The perceived problem of Americans not saving enough may be solved as people age and need less money for their daily needs, a Federal Reserve Bank study concludes.

The report by analyst Michael Bryan and researcher Susan Byrne points out that younger wage earners typically borrow money in anticipation of making more money in the future but tend to save more as they become older and the prospect of increased earnings decreases."Because of these different patterns of incomes and spending over the course of a life cycle, younger workers tend to have high levels of spending and debt relative to their current income, while middle-aged workers are inclined toward relatively low levels of spending and indebtedness."

Personal savings as a percent of national income fell from 8 percent in 1975 to 3 percent in 1987, triggering many comments that Americans need to learn to save more. But during the same time, the age of the work force became younger.

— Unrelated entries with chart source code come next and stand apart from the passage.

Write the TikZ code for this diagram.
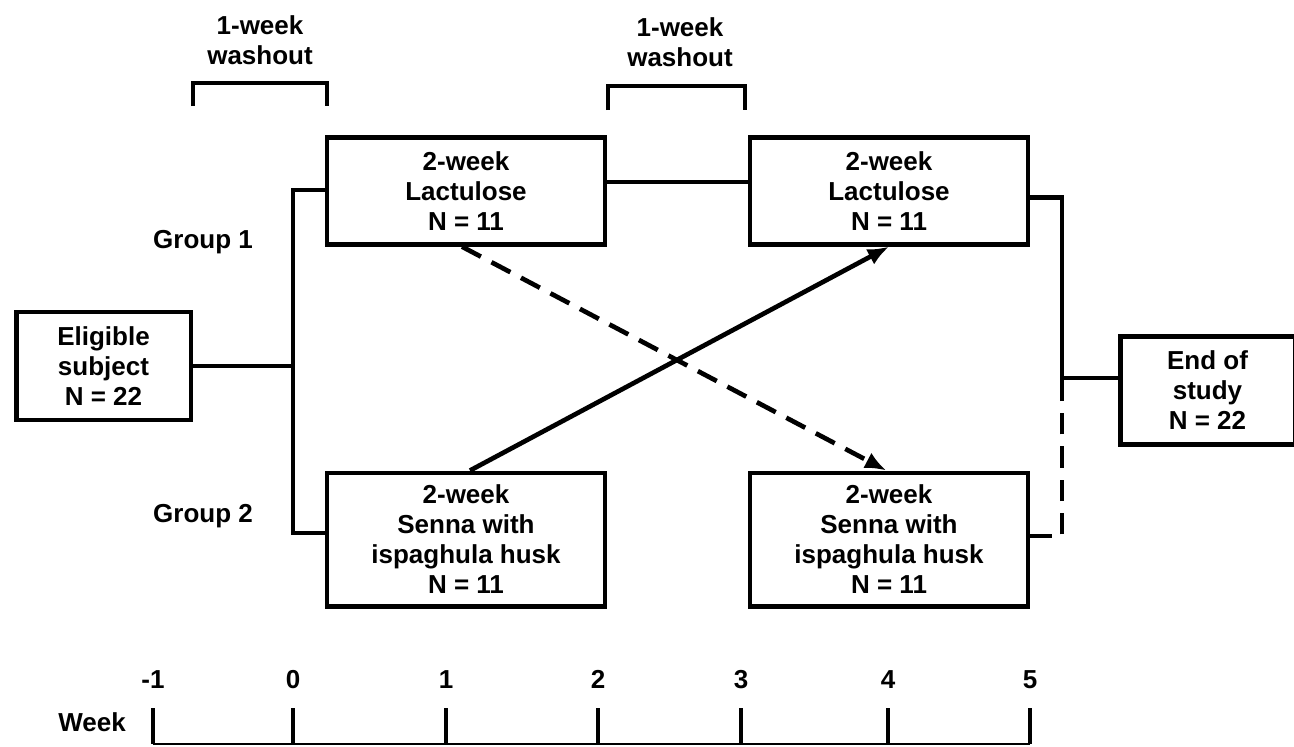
\documentclass[tikz,border=0pt]{standalone}
\usepackage{fontspec}
\setmainfont{Liberation Sans}
\usetikzlibrary{arrows.meta,positioning}

\begin{document}
\begin{tikzpicture}[x=0.75pt,y=-0.75pt,% one unit = one pixel of the layout
				every node/.style={
					align=center,  		% "\\" breaks lines in the boxes
					font=\fontsize{19.5}{22.5}\selectfont\bfseries
				},
				box/.style={rectangle,draw=black,line width=3.5pt,minimum width=208.5pt,minimum height=80pt,inner sep=0pt},
				endbox/.style={box,minimum width=131pt,minimum height=81pt},
				line/.style={draw,line width=3.5pt},
				dashline/.style={line,dash pattern=on 16pt off 9pt},
				every edge/.style={draw,line width=3.5pt}
			]
			\useasboundingbox (0,0) rectangle (1294,746);
			\node[endbox](R1) at (103.5,366){Eligible\\subject\\N = 22};
			\node[box](R2) at (466,191){2-week\\Lactulose\\N = 11};
			\node[box](R3) at (889,191){2-week\\Lactulose\\N = 11};
			\node[box,minimum height=100pt](R4) at (466,539.5){2-week\\Senna with\\ispaghula husk\\N = 11};
			\node[box,minimum height=100pt](R5) at (889,539.5){2-week\\Senna with\\ispaghula husk\\N = 11};
			\node[endbox](R6) at (1207.5,390.5){End of\\study\\N = 22};
			\node(G1) at (203,242){Group 1};
			\node(G2) at (203,516){Group 2};
			\node(W1) at (260,40){1-week\\washout};
			\node(W2) at (680,42){1-week\\washout};
			\coordinate (J1) at (293,366);
			\coordinate (J2) at (1062,378);
			% branches
			\draw[line] ([yshift=0.7pt]R2.west) -| (J1) |- ([yshift=4.9pt]R4.west);
			\draw[line] (R1.east) -- (J1);
			\draw[line] ([yshift=6.75pt]R2.east) -- ([yshift=6.75pt]R3.west);
			\draw[line] ([yshift=-5pt]R3.east) -| (J2) -- (J2 -| R6.west);
			\draw[dashline] ([yshift=2.6pt]R5.east) -| (J2);
			% crossover
			\path[-{Latex[length=16pt,width=13pt]}]
			([xshift=3pt]R4.north)edge [] (R3.south)
			([xshift=-3pt]R2.south)edge [dash pattern=on 16pt off 9pt] ([xshift=-2pt]R5.north)
			;
			% washout brackets
			\draw[line] (193,106) |- (327,83) -- (327,106);
			\draw[line] (608,110) |- (745,86) -- (745,110);
			% time axis
			\node(WK) at (92,722){Week};
			\draw[line width=1.5pt] (153,744) -- (1030,744);
			\foreach \x/\w in {153/-1,293/0,446/1,598/2,741/3,888/4,1030/5}{
				\node[anchor=base](T\x) at (\x,688){\w};
				\draw[line] (\x,708) -- (\x,744);
			}
		\end{tikzpicture}
\end{document}
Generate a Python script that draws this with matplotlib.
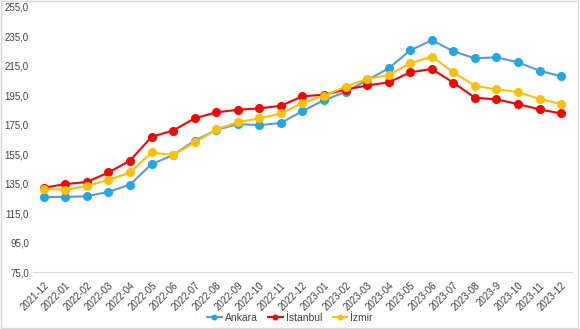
import matplotlib
matplotlib.use('Agg')
import matplotlib.pyplot as plt
from matplotlib.patches import Rectangle
from matplotlib.ticker import FuncFormatter

plt.rcParams['font.family'] = ['Liberation Sans', 'DejaVu Sans']

months = ['2021-12', '2022-01', '2022-02', '2022-03', '2022-04', '2022-05',
          '2022-06', '2022-07', '2022-08', '2022-09', '2022-10', '2022-11',
          '2022-12', '2023-01', '2023-02', '2023-03', '2023-04', '2023-05',
          '2023-06', '2023-07', '2023-08', '2023-9', '2023-10', '2023-11',
          '2023-12']

ankara = [126.0, 126.0, 126.5, 129.4, 134.4, 148.3, 154.4, 164.2, 171.5,
          175.4, 174.8, 176.2, 184.3, 191.7, 197.3, 205.3, 213.3, 225.5,
          232.4, 224.9, 220.1, 220.8, 217.4, 211.7, 207.9]
istanbul = [132.3, 134.7, 136.2, 142.6, 150.7, 166.8, 171.1, 179.4, 183.4,
            185.2, 186.1, 187.9, 194.3, 195.4, 198.8, 201.7, 203.8, 210.6,
            212.9, 203.6, 193.4, 192.2, 189.1, 185.4, 182.7]
izmir = [131.5, 130.8, 133.5, 137.6, 142.6, 156.2, 154.4, 163.0, 171.8,
         176.8, 179.3, 182.7, 189.8, 194.7, 200.9, 206.1, 208.8, 216.7,
         221.3, 210.6, 201.5, 199.0, 197.3, 192.5, 189.1]

yticks = [75, 95, 115, 135, 155, 175, 195, 215, 235, 255]

series = [('Ankara', ankara, '#5B9BD5', '#1EA8E6'),
          ('İstanbul', istanbul, '#FF0000', '#FF0000'),
          ('İzmir', izmir, '#FFC000', '#FFC000')]

fig = plt.figure(figsize=(5.8, 3.29), dpi=100)
ax = fig.add_axes([0.057, 0.173, 0.929, 0.806])

x = list(range(len(months)))
for name, vals, lc, mc in series:
    ax.plot(x, vals, color=lc, lw=1.5, marker='o', markersize=5.5,
            markerfacecolor=mc, markeredgecolor=mc, label=name)

ax.set_xlim(-0.5, len(months) - 0.5)
ax.set_ylim(75, 255)
ax.set_yticks(yticks)
ax.yaxis.set_major_formatter(FuncFormatter(lambda v, p: f'{v:.1f}'.replace('.', ',')))
ax.set_xticks(x)
ax.set_xticklabels(months, rotation=45, ha='right', rotation_mode='anchor')
ax.tick_params(axis='both', length=0, labelsize=7, colors='#404040', pad=3)
ax.tick_params(axis='x', pad=6)

for pos in ['top', 'right', 'left']:
    ax.spines[pos].set_visible(False)
ax.spines['bottom'].set_color('#D9D9D9')

leg = fig.legend(loc='lower center', bbox_to_anchor=(0.5, -0.01), ncol=3,
                 frameon=False, fontsize=7.5, handlelength=1.4, markerscale=0.6,
                 columnspacing=1.0, handletextpad=0.3, labelcolor='#404040')

# chart border
fig.patches.append(Rectangle((0.002, 0.003), 0.995, 0.994, transform=fig.transFigure,
                             fill=False, edgecolor='#D9D9D9', lw=1))

plt.savefig('out.png', dpi=100)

Personal income typically levels off at about age 40, and by 1986 the oldest members of the baby-boom generation celebrated their 40th birthdays.

"Since then, the lifetime earnings potential of the labor force has fallen abruptly relative to current income," their report said. "This reflects a labor force near the peak of its age-earnings profile, with an average age that has been rising.

"Consistent with these trends, the rate of personal savings has escalated and we have begun to reduce our dependence on foreign capital."

The report points out that since 1987 the personal savings rate has increased from 3 percent to 5 percent of national income.

The Census Bureau is projecting the 20- to 34-year-old age group will fall from 43 percent of the working-age population to about 35 percent within 10 years.

"This trend will likely exert upward pressure on personal savings rates and downward pressure on real U.S. interest rates, discouraging foreign capital inflows in the process," the report said.